An oversight...sorry.
And that begs the unspoken issue: if the spirit is not corruptible, then the spirit will be eternal in some where/when, Heaven or elsewhere. As Christians we are to have a new body, real, physical, but incorruptible ('for we shall not all sleep, but we will be changed, in a moment, in the twinkling of an eye' ...). I take that to mean that our body then will be 'time-transcendent'.
I don't disagree substantially. I think the bible clearly illustrates that our spirit (not soul, or life force) returns to God at death. But I think the bible doesn't explain much about the state of the spirit between death and resurrection other than that death is likened to sleep...i.e. an unconscious state.
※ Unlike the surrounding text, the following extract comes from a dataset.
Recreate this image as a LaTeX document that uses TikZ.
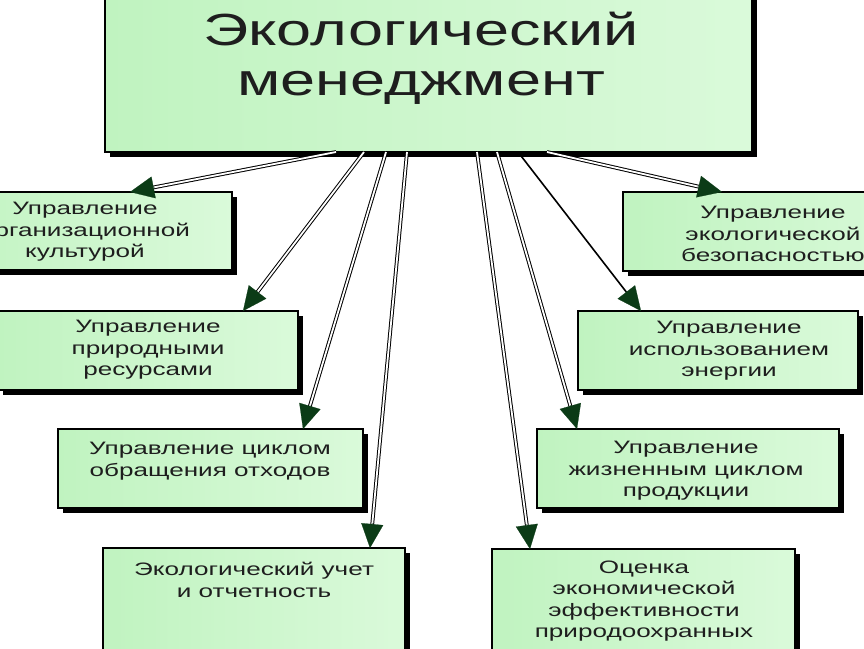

I also believe that Christians will resurrected with a spiritual body...a body that exists outside of our normal physicality.
The spirit is not the conscious, living being. The spirit is not you. The spirit is the breath of life. The "eternal spirit" of which you speak goes back to God when the person dies. God keeps you in his memory, so in that sense you haven't been destroyed. But you are actually "sleeping", conscious of nothing and doing nothing. That is death.
Psalms 146:4 - "His spirit goes out, he goes back to his ground; in that day his thoughts do perish."
Animals and humans, all living souls, have the same spirit, the same "breath of life".
Eccl. 3:19 - "...and they have the same eventuality. As the one dies, so the other dies, and they all have but one spirit."
As Christians we are to have a new body, real, physical, but incorruptible ('for we shall not all sleep, but we will be changed, in a moment, in the twinkling of an eye' ...). I take that to mean that our body then will be 'time-transcendent'.
But that obviously has nothing to do with what happens when we die now, the subject of the article.